A large medical clinic would like to forecast daily patient visits for purposes of staffing.

1a. If data is only available for the last month, how does this affect the choice of model-based vs. data-driven methods?

The length of the time series necessitates a model-based method because there isn’t enough data for a data-driven method. Since one month alone can’t reflect seasonality, a model could take this data and combine it with data obtained elsewhere and begin to transform it.

1b. The clinic has access to the admissions data of a nearby hospital. Under what conditions will including the hospital information be potentially useful for forecasting the hospital’s daily visits?

There are several caveats here with many things unclear, including if there is enough data available from the other hospital to gauge seasonality, whether that hospital is comparable in capacity and clientele and whether the other hospital collects its data in the same way that our hospital does. If these answers are affirmative, it could be valuable to forecast fluctuations in patient counts using the meager data from our hospital.

1c. Thus far, the clinic administrator takes a heuristic approach, using visit numbers from the same day of the previous week as a forecast. What is the advantage of this approach? What is the disadvantage?

Based on the limited data she has, using the same day of a previous week may be the best way easily available to plan for the number of patients coming through the door today. However, there’s no context for last week’s data, so she doesn’t know objectively whether it was a busy, average or slow time at the hospital.

1d. What level of automation appears to be required for this task? Explain.

Model-based methods are harder to automate than data-driven methods, but this seems to be a task that requires at least a moderate level of automation. The forecast must be continuous to evaluate staffing levels each day and the hospital doesn’t seem to have much forecasting expertise. In this case, a model-based method would require regular checking to see if it’s sticking relatively well to observed patterns.
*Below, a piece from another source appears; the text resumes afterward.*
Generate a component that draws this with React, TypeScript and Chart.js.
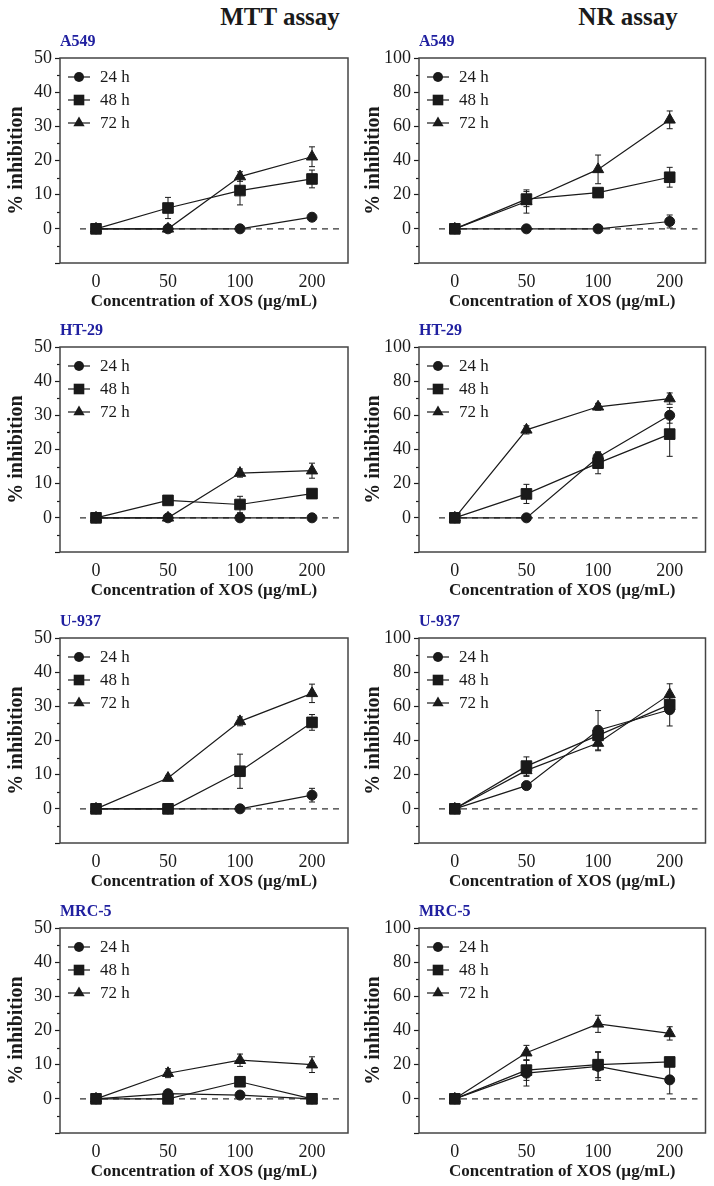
import React, { useEffect, useRef } from 'react';
import { Chart, registerables } from 'chart.js';

Chart.register(...registerables);

// ---------- data ----------
const doses = ['0', '50', '100', '200'];
const timeLabels = ['24 h', '48 h', '72 h'];
const cellLines = ['A549', 'HT-29', 'U-937', 'MRC-5'];
const assayTitles = ['MTT assay', 'NR assay'];
const xTitle = 'Concentration of XOS (µg/mL)';
const yTitle = '% inhibition';

// y axis: [min, max, minorStep, labelStep]
const mttAxis = [-10, 50, 5, 10];
const nrAxis = [-20, 100, 10, 20];

// series order: 24 h, 48 h, 72 h
const mttA549 = [[0, 0, 0, 3.4], [0, 6.1, 11.2, 14.6], [0, 0, 15.3, 21.1]];
const mttA549Err = [[0, 0, 0, 0.8], [0, 3.1, 4.2, 2.6], [0, 0, 1.4, 2.9]];
const nrA549 = [[0, 0, 0, 4.3], [0, 17.4, 21.2, 30.2], [0, 16, 34.8, 63.8]];
const nrA549Err = [[0, 0, 0, 3.8], [0, 4.4, 2.2, 5.8], [0, 6.8, 8.4, 5.2]];

const mttHT29 = [[0, 0, 0, 0], [0, 5.1, 3.9, 7.1], [0, 0, 13.1, 13.8]];
const mttHT29Err = [[0, 0, 0, 0], [0, 0.8, 2.4, 0.8], [0, 0, 1.2, 2.2]];
const nrHT29 = [[0, 0, 35.5, 60], [0, 14, 32, 49], [0, 51.5, 65, 69.8]];
const nrHT29Err = [[0, 0, 3.2, 4.6], [0, 5.6, 6.2, 13], [0, 2.4, 2, 3.3]];

const mttU937 = [[0, 0, 0, 4], [0, 0, 11, 25.3], [0, 9, 25.6, 33.8]];
const mttU937Err = [[0, 0, 0, 2], [0, 0, 5, 2.3], [0, 0.8, 1.3, 2.7]];
const nrU937 = [[0, 13.6, 46, 58], [0, 25, 43, 61], [0, 22.5, 38.5, 67]];
const nrU937Err = [[0, 1, 11.5, 9.5], [0, 5.4, 4, 4], [0, 3.5, 4.5, 6.2]];

const mttMRC5 = [[0, 1.5, 1.1, 0], [0, 0, 5, 0], [0, 7.5, 11.3, 10]];
const mttMRC5Err = [[0, 0.4, 0.4, 0], [0, 0, 0.8, 0], [0, 1.3, 1.8, 2.3]];
const nrMRC5 = [[0, 15, 19, 11.1], [0, 16.8, 20, 21.6], [0, 27, 43.9, 38.3]];
const nrMRC5Err = [[0, 7.5, 8.2, 8.2], [0, 6, 7.6, 1], [0, 4.3, 5, 3.9]];

// ---------- styles ----------
const SERIF = '"Liberation Serif", "Times New Roman", serif';
const INK = '#1a1a1a';
const LABEL_BLUE = '#2020a0';
const pointStyles = ['circle', 'rect', 'triangle'];
const pointRadii = [5, 7.5, 6.5];

const panels = [
  { row: 0, col: 0, cell: 0, axis: mttAxis, values: mttA549, errors: mttA549Err },
  { row: 0, col: 1, cell: 0, axis: nrAxis, values: nrA549, errors: nrA549Err },
  { row: 1, col: 0, cell: 1, axis: mttAxis, values: mttHT29, errors: mttHT29Err },
  { row: 1, col: 1, cell: 1, axis: nrAxis, values: nrHT29, errors: nrHT29Err },
  { row: 2, col: 0, cell: 2, axis: mttAxis, values: mttU937, errors: mttU937Err },
  { row: 2, col: 1, cell: 2, axis: nrAxis, values: nrU937, errors: nrU937Err },
  { row: 3, col: 0, cell: 3, axis: mttAxis, values: mttMRC5, errors: mttMRC5Err },
  { row: 3, col: 1, cell: 3, axis: nrAxis, values: nrMRC5, errors: nrMRC5Err },
];

const boxTops = [58, 347, 638, 928];
const CANVAS_W = 357;
const CANVAS_H = 285;
const ABOVE = 30; // space above plot box inside canvas (for cell label)

function drawMarker(ctx: CanvasRenderingContext2D, style: string, x: number, y: number, r: number) {
  ctx.beginPath();
  if (style === 'circle') {
    ctx.arc(x, y, r, 0, Math.PI * 2);
  } else if (style === 'rect') {
    const s = Math.SQRT1_2 * r;
    ctx.rect(x - s, y - s, 2 * s, 2 * s);
  } else {
    ctx.moveTo(x, y - r);
    ctx.lineTo(x + 0.866 * r, y + 0.5 * r);
    ctx.lineTo(x - 0.866 * r, y + 0.5 * r);
    ctx.closePath();
  }
  ctx.fill();
}

const panelPlugin = {
  id: 'panelDecor',
  beforeDatasetsDraw(chart: any) {
    const { ctx, chartArea: a } = chart;
    const y = chart.scales.y;
    const major = chart.options.plugins.panelDecor.major;
    ctx.save();
    // dashed zero line
    const y0 = y.getPixelForValue(0);
    ctx.strokeStyle = '#333';
    ctx.lineWidth = 1.2;
    ctx.setLineDash([6, 5]);
    ctx.beginPath();
    ctx.moveTo(a.left + 20, y0);
    ctx.lineTo(a.right - 8, y0);
    ctx.stroke();
    ctx.setLineDash([]);
    // minor ticks
    ctx.strokeStyle = INK;
    ctx.lineWidth = 1.2;
    y.ticks.forEach((t: any) => {
      if (Math.abs(t.value % major) > 1e-9) {
        const py = Math.round(y.getPixelForValue(t.value)) + 0.5;
        ctx.beginPath();
        ctx.moveTo(a.left - 3, py);
        ctx.lineTo(a.left, py);
        ctx.stroke();
      }
    });
    // error bars
    ctx.strokeStyle = INK;
    ctx.lineWidth = 1;
    chart.data.datasets.forEach((ds: any, di: number) => {
      const meta = chart.getDatasetMeta(di);
      meta.data.forEach((pt: any, i: number) => {
        const e = ds.errors[i];
        if (!e) return;
        const v = ds.data[i];
        const yt = y.getPixelForValue(v + e);
        const yb = y.getPixelForValue(v - e);
        const x = pt.x;
        ctx.beginPath();
        ctx.moveTo(x, yt);
        ctx.lineTo(x, yb);
        ctx.moveTo(x - 3, yt);
        ctx.lineTo(x + 3, yt);
        ctx.moveTo(x - 3, yb);
        ctx.lineTo(x + 3, yb);
        ctx.stroke();
      });
    });
    ctx.restore();
  },
  afterDraw(chart: any) {
    const { ctx, chartArea: a } = chart;
    ctx.save();
    // frame
    ctx.strokeStyle = '#444';
    ctx.lineWidth = 1.5;
    ctx.strokeRect(a.left, a.top, a.right - a.left, a.bottom - a.top);
    // legend
    ctx.fillStyle = INK;
    ctx.strokeStyle = INK;
    ctx.font = '17px ' + SERIF;
    ctx.textBaseline = 'middle';
    ctx.textAlign = 'left';
    chart.data.datasets.forEach((ds: any, i: number) => {
      const ly = a.top + 19 + 23 * i;
      ctx.lineWidth = 1.2;
      ctx.beginPath();
      ctx.moveTo(a.left + 8, ly);
      ctx.lineTo(a.left + 30, ly);
      ctx.stroke();
      drawMarker(ctx, ds.pointStyle, a.left + 19, ly, ds.pointRadius);
      ctx.fillText(ds.label, a.left + 40, ly + 1);
    });
    ctx.restore();
  },
};

function Panel(props: { p: any }) {
  const ref = useRef<HTMLCanvasElement | null>(null);
  const p = props.p;
  useEffect(() => {
    if (!ref.current) return;
    const [yMin, yMax, minor, major] = p.axis;
    const isRight = p.col === 1;
    const chart = new Chart(ref.current, {
      type: 'line',
      data: {
        labels: doses,
        datasets: p.values.map((vals: number[], i: number) => ({
          label: timeLabels[i],
          data: vals,
          errors: p.errors[i],
          borderColor: INK,
          borderWidth: 1.2,
          backgroundColor: INK,
          pointStyle: pointStyles[i],
          pointRadius: pointRadii[i],
          pointBackgroundColor: INK,
          pointBorderColor: INK,
          pointBorderWidth: 1,
          tension: 0,
          fill: false,
        })) as any,
      },
      options: {
        responsive: false,
        animation: false,
        events: [],
        layout: { padding: { top: 0, right: isRight ? 8 : 9, bottom: 0, left: 0 } },
        plugins: {
          legend: { display: false },
          tooltip: { enabled: false },
          title: {
            display: true,
            text: cellLines[p.cell],
            align: 'start',
            fullSize: false,
            color: LABEL_BLUE,
            font: { family: SERIF, size: 16, weight: 'bold' },
            padding: { top: 4, bottom: 6.8 },
          },
          panelDecor: { major },
        } as any,
        scales: {
          x: {
            type: 'category',
            offset: true,
            grid: { display: false, drawTicks: false },
            border: { display: false },
            ticks: { color: INK, font: { family: SERIF, size: 18 }, padding: 8, maxRotation: 0, autoSkip: false },
            title: {
              display: true,
              text: xTitle,
              color: INK,
              font: { family: SERIF, size: 17, weight: 'bold' },
              padding: { top: 0, bottom: 1 },
            },
            afterFit: (s: any) => {
              s.height = 50;
            },
          },
          y: {
            type: 'linear',
            min: yMin,
            max: yMax,
            ticks: {
              stepSize: minor,
              autoSkip: false,
              color: INK,
              font: { family: SERIF, size: 18 },
              padding: 3,
              callback: (v: any) => (v >= 0 && v % major === 0 ? String(v) : ''),
            },
            grid: {
              drawOnChartArea: false,
              tickLength: 5,
              tickWidth: 1.2,
              tickColor: (c: any) =>
                c.tick && Math.abs(c.tick.value % major) < 1e-9 ? INK : 'rgba(0,0,0,0)',
            },
            border: { display: false },
            title: {
              display: true,
              text: yTitle,
              color: INK,
              font: { family: SERIF, size: 20, weight: 'bold' },
              padding: { top: 5, bottom: 0 },
            },
            afterFit: (s: any) => {
              s.width = isRight ? 62 : 60;
            },
          },
        },
      } as any,
      plugins: [panelPlugin as any],
    });
    return () => chart.destroy();
  }, []);
  return (
    <canvas
      ref={ref}
      width={CANVAS_W}
      height={CANVAS_H}
      style={{
        position: 'absolute',
        left: p.col * CANVAS_W,
        top: boxTops[p.row] - ABOVE,
        width: CANVAS_W,
        height: CANVAS_H,
      }}
    />
  );
}

export default function App() {
  const headerCenters = [280, 628];
  return (
    <div style={{ position: 'absolute', left: 0, top: 0, width: 714, height: 1186, background: '#fff' }}>
      {assayTitles.map((t, i) => (
        <div
          key={t}
          style={{
            position: 'absolute',
            left: headerCenters[i] - 120,
            width: 240,
            top: 2,
            lineHeight: '30px',
            textAlign: 'center',
            fontFamily: SERIF,
            fontWeight: 'bold',
            fontSize: 25,
            color: INK,
          }}
        >
          {t}
        </div>
      ))}
      {panels.map((p, i) => (
        <Panel key={i} p={p} />
      ))}
    </div>
  );
}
1e. Describe two approaches for improving the current heuristic (naive) forecasting approach using ensembles.

1. Simple weighted averaging: This could begin a model that transforms our hospital’s data for the past week by weighting it according to fluctuations in the other hospital’s figures — for the same time of year and going back as many years as possible. That would create a series of predicted values for each day of past years that could be averaged to estimate visitation day by day into the future. It’s slightly more advanced than the current heuristic method, but it’s still highly speculative because we don’t know what our past visitation data is.
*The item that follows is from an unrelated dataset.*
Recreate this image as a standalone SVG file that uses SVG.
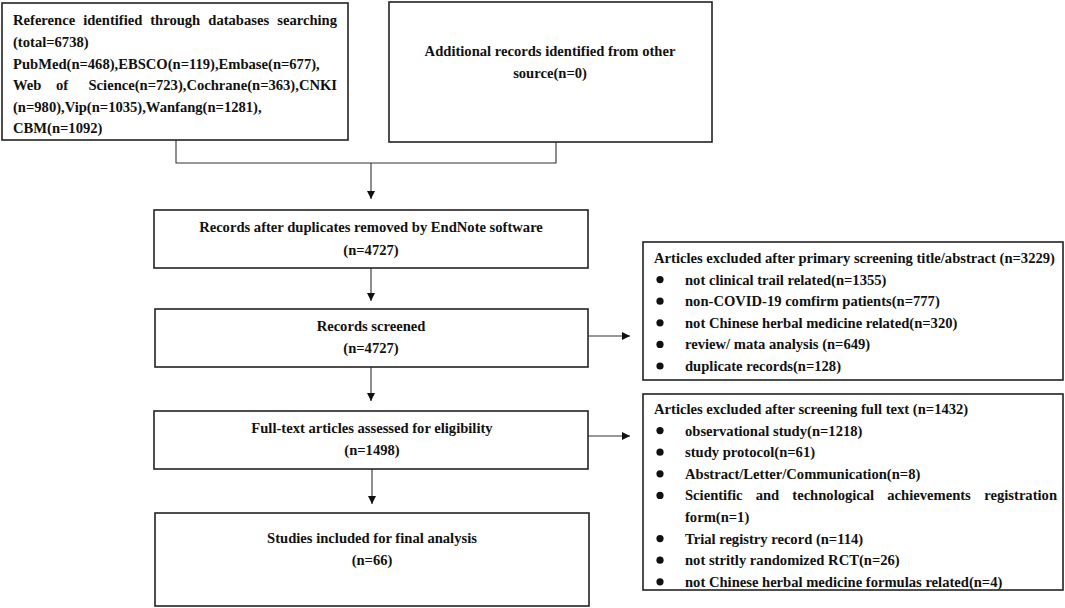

2. A more advanced multi-level analysis: This would use the weighted average work done in the previous method as a jumping-off point to compare values for each day in the past to current observed values for certain days. The differences — or errors — could be measured with another model so the model can be adjusted to get predictions closer to observed values than the other method could. It’s a much better approach that will always improve with more time and data.
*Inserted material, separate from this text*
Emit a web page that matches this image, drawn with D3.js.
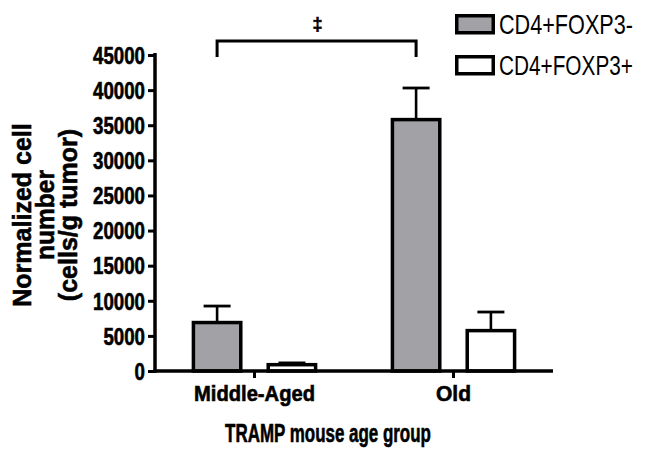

2a. For each of the four types of methods for predicting wind power and speed (persistence, physical, statistical and hybrid), describe whether they’re model-based, data-driven or a combination.

Persistence is data-driven, since it uses past speeds at a certain time to predict future speeds.

Physical is model-based, since it creates speed data based on current atmospheric conditions.

Statistical is data-driven. The giveaway here is that it isn’t based on any predefined model and relies on patterns in immediate past wind speeds. Patterns are best detected by data-driven methods.

Hybrid is a combination of the two, since it mixes physical and statistical methods.

2b. For each method, describe whether it’s based on extrapolation, causal modeling, correlation or a combination.

Persistence is based on correlation, since it links future speeds to past speeds.

Physical is based on causal modeling, since it assumes that other atmospheric conditions cause changes in wind speeds.

Statistical is based on extrapolation, since it uses past training data as a base for modeling wind speeds.

Hybrid is based on a combination of causal modeling and extrapolation, since it — again — mixes physical and statistical methods.

2c. Describe the advantages and disadvantages of the hybrid approach.

A major advantage of the hybrid approach is that it’s guaranteed to have a higher level of certainty and robustness than either the physical and statistical models alone. However, it is harder to do, taking people who are experts in various methods and increasing costs.